Monthly Commentary | Sep 23

September finished a tough quarter for investment returns, ironically a more resilient economic backdrop hasn’t been helpful as inflation 
concerns remain elevated which in turn keeps pressure on interest rates.

On the inflation front, steeper supply curves particularly a resurgence in oil prices have also been unhelpful. Equity markets started the quarter on a positive note but suffered negative returns in both August and September as sentiment soured with a shift in focus to rising cost pressures challenging profitability, weakening demand, and higher borrowing costs which resulted in a broad market decline which proved difficult to avoid. Bond returns were negative as moves higher in interest rates resulted in capital losses negating the positive income accrual from fixed income.


The re-pricing of higher cash rates for longer and increased supply of government bond issuance weighed heavily on bond markets both here and offshore and yield curves are now a lot higher and flatter in slope. A positive is that cash and bonds look a lot more attractive as an investment, but this isn’t helpful for equities when comparing forward earnings versus the higher yield to maturity on cash and bond funds.

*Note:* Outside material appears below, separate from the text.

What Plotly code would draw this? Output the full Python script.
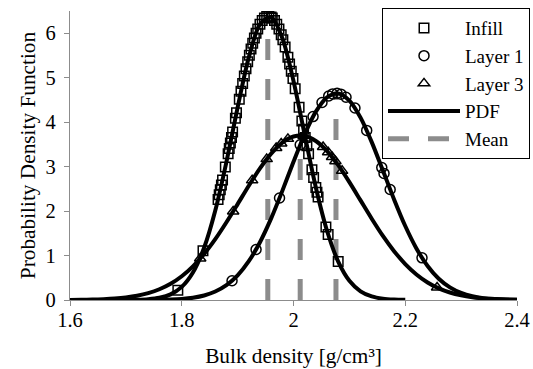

An improving inflation profile remains the key to lower rates but if economies and consumers remain more resilient it looks likely we will have to wait longer for validation. In general, risk appetite has taken a backward step with market liquidity much lower as investors reassess. The markets want to move forward but there is a surprising degree of uncertainty as to the evolution of economies and inflation especially considering we are arguably close to the terminal peak in cash rates. Even though assets prices have cheapened investors may be following the mantra of central banks which is to wait, watch and worry until they have more conviction regarding where to from here?